それに、皇子様は幼少のみぎりからいつも温かくした褥でお過ごしなされております。
いつも温かくすれば、柔肌やひ弱なおからだにとってよろしくございません。
そのために災難を防ぎきれず、危機に陥りやすいのです。
皇子様の幼少時の縕袍をあまり厚くなさりませぬよう」
と、上疏して忠告した。
過保護に育てれば、からだが強くならない、というのである。
明帝は返書で、
「この上なく忠義な者は文辞が篤く、愛の大きな者は言が深い。
君はすでに思慮を労し、手ずからそのような書をくれた。
善言を何度も読み返し、欣然としたことこの上もなかった。
朕の継嗣がまだ立てられないのが、君の憂えになっている。
つつしんで至言を納れ、有益な箴言をきこうとおもう」
と、感謝の意を綴った。
誉 聞
王朗は黄初七年(二二六年)十二月に司徒になり、太和二年(二二八年)十一月に亡くなった。

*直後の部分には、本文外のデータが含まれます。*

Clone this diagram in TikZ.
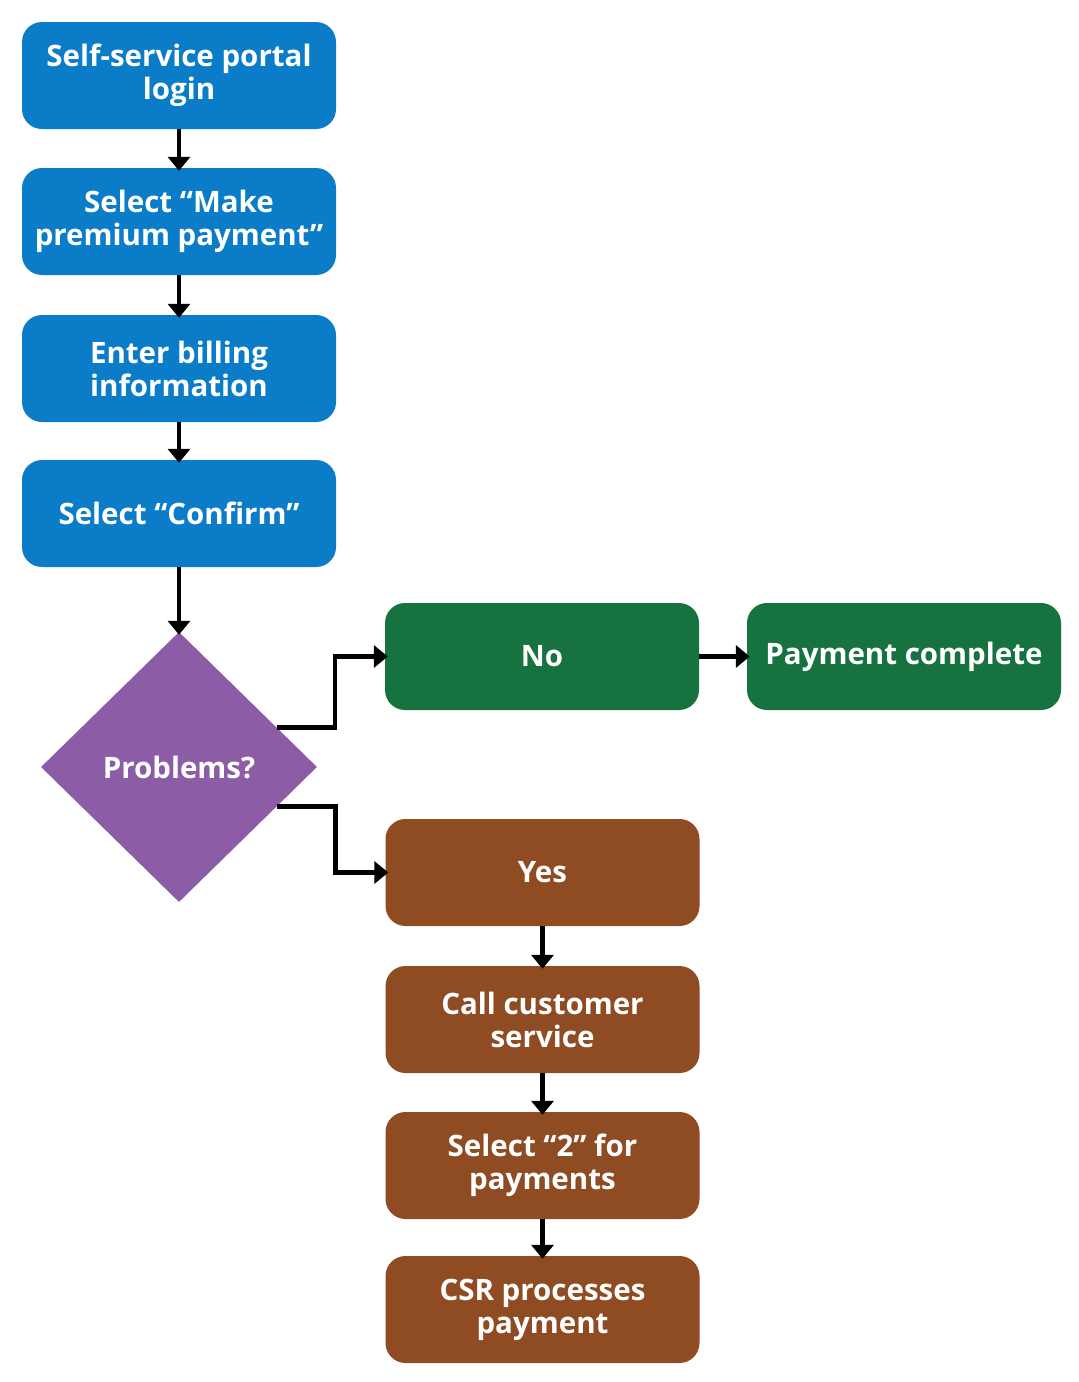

王朗は、『易』『春秋』『孝経』『周官』(『周礼』)の伝(注釈)を著した。
『易伝』は正始六年(二四五年)に学官に立てられ、官吏登用試験の試験科目になった。
孫女の王元姫が司馬昭に嫁いで司馬炎を生み、王朗の血胤は次代の王朝に受け継がれた。
孔明との論戦
王朗といえば、戦場で諸葛孔明と論戦し、論破されて憤死した印象が強いが、むろんこれは創話である。
どのような背景からこの話が創られたのであろうか。
まずは、孔明が第一次北伐を敢行し、街亭の戦いがあった年に王朗が死去したことが挙げられる。
王朗は親交のあった蜀の許靖に書翰を送り、旧交をあたためるとともに、魏への帰服を勧めたことがある。
また、王朗は黄初四年(二二三年)に劉備の死をきくと、孔明に書翰を送り、天命と人事を説き、
国を挙げて降伏するよう勧告した。
おなじ徐州出身ということもあり、話せばわかると考えたのかもしれない。
しかし、孔明からの返事はなかった。
じつは、華歆も同様のことをおこなっていた。だが、華歆の没年は王朗の死から三年後のことであった。
これらを総合して、王朗を退場させる場面が創られたのではなかろうか。
孟達が徐晃を射殺した話といい、蜀軍の快進撃に符合させた絶妙な構成であるといえよう。